» WHAT IS EXPECTED
Copy the records below word for word, from the first line through the line that contains "from matplotlib.patches import Patch", and leave out any pictures.

(Charts and diagrams as code)
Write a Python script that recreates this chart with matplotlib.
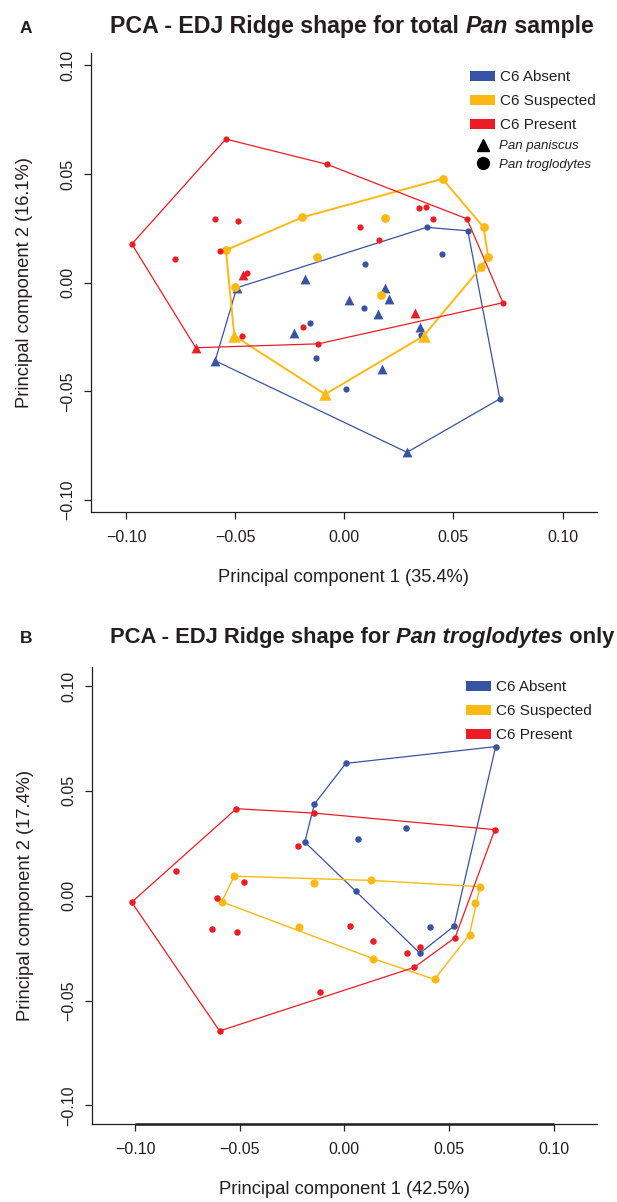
import matplotlib.pyplot as plt
import numpy as np
from matplotlib.lines import Line2D
from matplotlib.patches import Patch

# Panel A: total Pan sample. species: 'pp' = Pan paniscus, 'pt' = Pan troglodytes
a_absent_pc1 = [-0.0493, -0.0592, 0.0287, 0.0713, 0.0566, 0.0378, -0.0180, 0.0021, 0.0154,
                -0.0232, 0.0187, 0.0207, 0.0348, 0.0172, 0.0094, 0.0089, -0.0158, -0.0131,
                0.0448, 0.0351, 0.0007]
a_absent_pc2 = [-0.0023, -0.0359, -0.0780, -0.0534, 0.0239, 0.0255, 0.0017, -0.0078, -0.0145,
                -0.0230, -0.0026, -0.0075, -0.0202, -0.0398, 0.0086, -0.0115, -0.0184, -0.0345,
                0.0133, -0.0241, -0.0490]
a_absent_sp = ['pp', 'pp', 'pp', 'pt', 'pt', 'pt', 'pp', 'pp', 'pp',
               'pp', 'pp', 'pp', 'pp', 'pp', 'pt', 'pt', 'pt', 'pt',
               'pt', 'pt', 'pt']

a_suspected_pc1 = [-0.0543, -0.0193, 0.0450, 0.0638, 0.0659, 0.0627, 0.0363, -0.0088, -0.0504,
                   -0.0125, 0.0187, 0.0169, -0.0501]
a_suspected_pc2 = [0.0150, 0.0301, 0.0478, 0.0255, 0.0120, 0.0072, -0.0245, -0.0513, -0.0244,
                   0.0120, 0.0299, -0.0057, -0.0018]
a_suspected_sp = ['pt', 'pt', 'pt', 'pt', 'pt', 'pt', 'pp', 'pp', 'pp',
                  'pt', 'pt', 'pt', 'pt']

a_present_pc1 = [-0.0974, -0.0543, -0.0080, 0.0562, 0.0727, -0.0119, -0.0681, -0.0592, -0.0487,
                 -0.0777, -0.0571, -0.0465, -0.0448, 0.0074, -0.0470, -0.0190, 0.0158, 0.0340,
                 0.0374, 0.0406, 0.0323]
a_present_pc2 = [0.0178, 0.0661, 0.0545, 0.0294, -0.0092, -0.0281, -0.0299, 0.0294, 0.0284,
                 0.0110, 0.0147, 0.0035, 0.0046, 0.0255, -0.0244, -0.0204, 0.0196, 0.0344,
                 0.0347, 0.0292, -0.0141]
a_present_sp = ['pt', 'pt', 'pt', 'pt', 'pt', 'pt', 'pp', 'pt', 'pt',
                'pt', 'pt', 'pp', 'pt', 'pt', 'pt', 'pt', 'pt', 'pt',
                'pt', 'pt', 'pp']

# Panel B: Pan troglodytes only
b_absent_pc1 = [0.0007, -0.0143, -0.0189, 0.0064, 0.0057, 0.0723, 0.0295, 0.0361, 0.0524, 0.0411]
b_absent_pc2 = [0.0631, 0.0437, 0.0256, 0.0272, 0.0024, 0.0711, 0.0324, -0.0274, -0.0145, -0.0148]

b_suspected_pc1 = [-0.0526, -0.0586, -0.0146, 0.0129, 0.0648, 0.0622, -0.0218, 0.0137, 0.0431, 0.0598]
b_suspected_pc2 = [0.0093, -0.0029, 0.0061, 0.0073, 0.0043, -0.0036, -0.0150, -0.0300, -0.0399, -0.0185]

b_present_pc1 = [-0.1016, -0.0516, -0.0146, 0.0719, 0.0529, 0.0333, -0.0596, -0.0806, -0.0220,
                 -0.0481, -0.0610, -0.0632, -0.0514, 0.0025, 0.0137, 0.0300, 0.0361, -0.0117]
b_present_pc2 = [-0.0031, 0.0415, 0.0394, 0.0315, -0.0200, -0.0342, -0.0645, 0.0119, 0.0236,
                 0.0064, -0.0010, -0.0158, -0.0172, -0.0144, -0.0216, -0.0274, -0.0243, -0.0461]

group_labels = ['C6 Absent', 'C6 Suspected', 'C6 Present']
species_labels = ['Pan paniscus', 'Pan troglodytes']
ticks = [-0.10, -0.05, 0.00, 0.05, 0.10]

BLUE = '#3953A4'
YELLOW = '#FDB913'
RED = '#ED1C24'
INK = '#231F20'
SANS = ['Liberation Sans', 'DejaVu Sans']


def convex_hull(x, y):
    pts = sorted(set(zip(x, y)))

    def cross(o, a, b):
        return (a[0] - o[0]) * (b[1] - o[1]) - (a[1] - o[1]) * (b[0] - o[0])

    lower, upper = [], []
    for p in pts:
        while len(lower) >= 2 and cross(lower[-2], lower[-1], p) <= 0:
            lower.pop()
        lower.append(p)
    for p in reversed(pts):
        while len(upper) >= 2 and cross(upper[-2], upper[-1], p) <= 0:
            upper.pop()
        upper.append(p)
    hull = lower[:-1] + upper[:-1]
    hull.append(hull[0])
    return np.array(hull)


def tick_text(v):
    return ('%.2f' % v).replace('-', '\u2212')


def style_axes(ax, xlim, ylim, xlabel, ylabel, thick_axis=False):
    ax.set_xlim(*xlim)
    ax.set_ylim(*ylim)
    for side in ['top', 'right']:
        ax.spines[side].set_visible(False)
    for side in ['left', 'bottom']:
        ax.spines[side].set_color(INK)
        ax.spines[side].set_linewidth(0.9)
    ax.set_xticks(ticks)
    ax.set_xticklabels([tick_text(t) for t in ticks], family=SANS, fontsize=11.5, color=INK)
    ax.set_yticks(ticks)
    ax.set_yticklabels([tick_text(t) for t in ticks], family=SANS, fontsize=11.5, color=INK,
                       rotation=90, va='center')
    ax.tick_params(direction='out', length=5, width=0.9, color=INK)
    ax.tick_params(axis='x', pad=8)
    ax.tick_params(axis='y', pad=6)
    ax.set_xlabel(xlabel, family=SANS, fontsize=13.2, color=INK, labelpad=17)
    ax.set_ylabel(ylabel, family=SANS, fontsize=13.2, color=INK, labelpad=20)
    if thick_axis:
        ax.plot([ticks[0], ticks[-1]], [ylim[0], ylim[0]], color=INK, lw=1.8,
                clip_on=False, solid_capstyle='butt', zorder=5)


def draw_groups(ax, groups):
    for g in groups:
        hull = convex_hull(g['pc1'], g['pc2'])
        ax.plot(hull[:, 0], hull[:, 1], color=g['color'], lw=g['lw'], zorder=2)
    for g in groups:
        pc1 = np.array(g['pc1'])
        pc2 = np.array(g['pc2'])
        sp = np.array(g['sp'])
        circ = sp == 'pt'
        tri = sp == 'pp'
        ax.scatter(pc1[circ], pc2[circ], s=g['s_circ'], color=g['color'], marker='o',
                   linewidths=0, zorder=3)
        if tri.any():
            ax.scatter(pc1[tri], pc2[tri], s=g['s_tri'], color=g['color'], marker='^',
                       linewidths=0, zorder=3)


def mixed_title(fig, ax, x, y, parts, size):
    prev = None
    for text, style in parts:
        kw = dict(fontsize=size, fontweight='bold', fontstyle=style, family=SANS, color=INK)
        if prev is None:
            prev = fig.text(x, y, text, ha='left', va='baseline', **kw)
        else:
            prev = ax.annotate(text, xy=(1, 0), xycoords=prev, ha='left', va='bottom', **kw)


W, H = 617, 1202
fig = plt.figure(figsize=(W / 100, H / 100), dpi=100)

ax_a = fig.add_axes([91 / W, 1 - 512.3 / H, (597 - 91) / W, (512.3 - 53) / H])
ax_b = fig.add_axes([91.7 / W, 1 - 1124.3 / H, (597 - 91.7) / W, (1124.3 - 666.7) / H])

groups_a = [
    dict(pc1=a_absent_pc1, pc2=a_absent_pc2, sp=a_absent_sp, color=BLUE, lw=0.9,
         s_circ=20, s_tri=50),
    dict(pc1=a_suspected_pc1, pc2=a_suspected_pc2, sp=a_suspected_sp, color=YELLOW, lw=1.4,
         s_circ=40, s_tri=80),
    dict(pc1=a_present_pc1, pc2=a_present_pc2, sp=a_present_sp, color=RED, lw=0.9,
         s_circ=20, s_tri=50),
]
draw_groups(ax_a, groups_a)
style_axes(ax_a, (-0.1161, 0.1158), (-0.1056, 0.1057),
           'Principal component 1 (35.4%)', 'Principal component 2 (16.1%)')

groups_b = [
    dict(pc1=b_absent_pc1, pc2=b_absent_pc2, sp=['pt'] * len(b_absent_pc1), color=BLUE, lw=0.9,
         s_circ=22, s_tri=50),
    dict(pc1=b_suspected_pc1, pc2=b_suspected_pc2, sp=['pt'] * len(b_suspected_pc1), color=YELLOW,
         lw=1.0, s_circ=34, s_tri=60),
    dict(pc1=b_present_pc1, pc2=b_present_pc2, sp=['pt'] * len(b_present_pc1), color=RED, lw=0.9,
         s_circ=22, s_tri=50),
]
draw_groups(ax_b, groups_b)
style_axes(ax_b, (-0.1207, 0.1207), (-0.109, 0.1092),
           'Principal component 1 (42.5%)', 'Principal component 2 (17.4%)', thick_axis=True)

# legends
colors = [BLUE, YELLOW, RED]
leg_kw = dict(loc='upper left', bbox_transform=fig.transFigure, frameon=False,
              prop=dict(family=SANS, size=11), handlelength=1.64, handleheight=0.65,
              handletextpad=0.3, labelspacing=0.66, borderpad=0, borderaxespad=0)

handles_col = [Patch(facecolor=c, edgecolor='none') for c in colors]
leg_a = ax_a.legend(handles_col, group_labels, bbox_to_anchor=(470 / W, 1 - 70 / H), **leg_kw)
for t in leg_a.get_texts():
    t.set_color(INK)
ax_a.add_artist(leg_a)

handles_sp = [Line2D([], [], ls='none', marker='^', color='black', ms=9),
              Line2D([], [], ls='none', marker='o', color='black', ms=8.5)]
leg_sp = ax_a.legend(handles_sp, species_labels, loc='upper left',
                     bbox_to_anchor=(470 / W, 1 - 140 / H), bbox_transform=fig.transFigure,
                     frameon=False, prop=dict(family=SANS, size=9.5, style='italic'),
                     handlelength=1.9, handletextpad=0.3, labelspacing=0.5,
                     borderpad=0, borderaxespad=0)
for t in leg_sp.get_texts():
    t.set_color(INK)

leg_b = ax_b.legend(handles_col, group_labels, bbox_to_anchor=(466 / W, 1 - 680 / H), **leg_kw)
for t in leg_b.get_texts():
    t.set_color(INK)

# panel letters and titles
fig.text(20 / W, 1 - 33 / H, 'A', fontsize=12.5, fontweight='bold', family=SANS, color=INK)
fig.text(20 / W, 1 - 643 / H, 'B', fontsize=12.5, fontweight='bold', family=SANS, color=INK)
mixed_title(fig, ax_a, 110 / W, 1 - 33 / H,
            [('PCA - EDJ Ridge shape for total ', 'normal'), ('Pan', 'italic'),
             (' sample', 'normal')], 16.7)
mixed_title(fig, ax_b, 110 / W, 1 - 643 / H,
            [('PCA - EDJ Ridge shape for ', 'normal'), ('Pan troglodytes', 'italic'),
             (' only', 'normal')], 15.8)

fig.savefig('out.png', dpi=100)
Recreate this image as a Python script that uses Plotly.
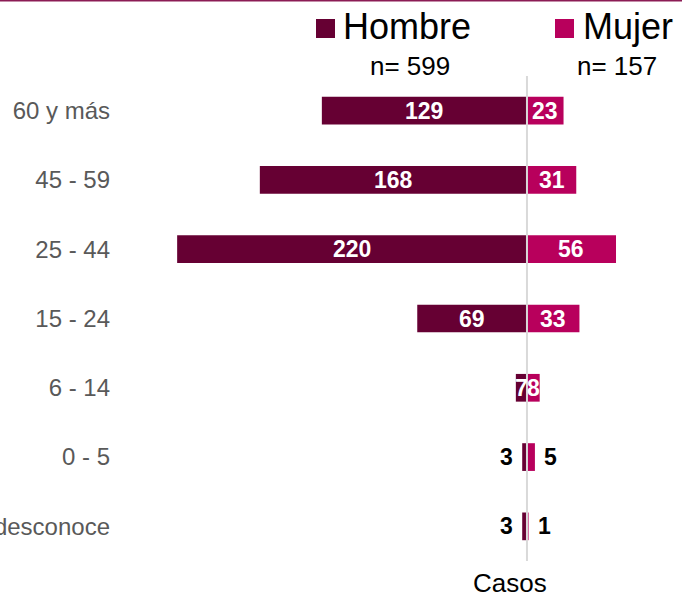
import plotly.graph_objects as go

categorias = ["60 y más", "45 - 59", "25 - 44", "15 - 24", "6 - 14", "0 - 5", "Se desconoce"]
hombre = [129, 168, 220, 69, 7, 3, 3]
mujer = [23, 31, 56, 33, 8, 5, 1]
series = ["Hombre", "Mujer"]
totales = ["n= 599", "n= 157"]
colores = ["#660033", "#B8005C"]

W, H = 682, 597
ML, MR, MT, MB = 111, 0, 76, 36
PW, PH = W - ML - MR, H - MT - MB
XR = [-261.6, 97.5]

def px2x(px):
    return (px - ML) / PW

def py2y(py):
    return 1 - (py - MT) / PH

FONT = "Liberation Sans, Arial, sans-serif"

fig = go.Figure()
fig.add_trace(go.Bar(y=categorias, x=[-v for v in hombre], orientation="h",
                     marker=dict(color=colores[0], line=dict(width=0)), name=series[0],
                     showlegend=False, hoverinfo="skip"))
fig.add_trace(go.Bar(y=categorias, x=mujer, orientation="h",
                     marker=dict(color=colores[1], line=dict(width=0)), name=series[1],
                     showlegend=False, hoverinfo="skip"))

ann = []
for c, h, m in zip(categorias, hombre, mujer):
    if h >= 6:
        ann.append(dict(x=-h / 2, y=c, text=f"<b>{h}</b>", showarrow=False,
                        font=dict(family=FONT, size=23, color="white"), xanchor="center"))
    else:
        ann.append(dict(x=-h, y=c, text=f"<b>{h}</b>", showarrow=False, xshift=-7,
                        font=dict(family=FONT, size=23, color="black"), xanchor="right"))
    if m >= 6:
        ann.append(dict(x=m / 2, y=c, text=f"<b>{m}</b>", showarrow=False,
                        font=dict(family=FONT, size=23, color="white"), xanchor="center"))
    else:
        ann.append(dict(x=m, y=c, text=f"<b>{m}</b>", showarrow=False, xshift=7,
                        font=dict(family=FONT, size=23, color="black"), xanchor="left"))

# Legend (manual)
leg = [(316, 344, 410), (555, 584, 617)]
shapes = []
for (sq, tx, nx), name, tot, col in zip(leg, series, totales, colores):
    shapes.append(dict(type="rect", xref="paper", yref="paper",
                       x0=px2x(sq), x1=px2x(sq + 19), y0=py2y(38), y1=py2y(19),
                       fillcolor=col, line=dict(width=0)))
    ann.append(dict(xref="paper", yref="paper", x=px2x(tx - 3), y=py2y(27), text=name,
                    showarrow=False, xanchor="left", yanchor="middle",
                    font=dict(family=FONT, size=36, color="black")))
    ann.append(dict(xref="paper", yref="paper", x=px2x(nx), y=py2y(66), text=tot,
                    showarrow=False, xanchor="center", yanchor="middle",
                    font=dict(family=FONT, size=26, color="black")))

ann.append(dict(xref="paper", yref="paper", x=px2x(510), y=py2y(583), text="Casos",
                showarrow=False, xanchor="center", yanchor="middle",
                font=dict(family=FONT, size=26, color="black")))

shapes.append(dict(type="line", xref="x", yref="paper", x0=0, x1=0, y0=0, y1=1,
                   line=dict(color="#D9D9D9", width=2), layer="above"))
shapes.append(dict(type="line", xref="paper", yref="paper", x0=px2x(0), x1=px2x(W),
                   y0=py2y(0.5), y1=py2y(0.5), line=dict(color="#8B1C55", width=2)))

fig.update_layout(
    width=W, height=H, barmode="relative", bargap=0.6,
    margin=dict(l=ML, r=MR, t=MT, b=MB, pad=0, autoexpand=False),
    plot_bgcolor="white", paper_bgcolor="white",
    xaxis=dict(range=XR, visible=False, showgrid=False, zeroline=False, fixedrange=True,
               automargin=False),
    yaxis=dict(autorange="reversed", showgrid=False, zeroline=False, showline=False,
               ticks="", automargin=False, fixedrange=True,
               tickfont=dict(family=FONT, size=24, color="#595959")),
    annotations=ann, shapes=shapes, showlegend=False, hovermode=False,
)

fig.write_html("out.html", config={"displayModeBar": False},
               post_script="document.body.style.margin='0';document.body.style.overflow='hidden';")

» RESPONSE TO THIS TASK
Write a Python script that recreates this chart with matplotlib.
import matplotlib.pyplot as plt
import numpy as np
from matplotlib.lines import Line2D
from matplotlib.patches import Patch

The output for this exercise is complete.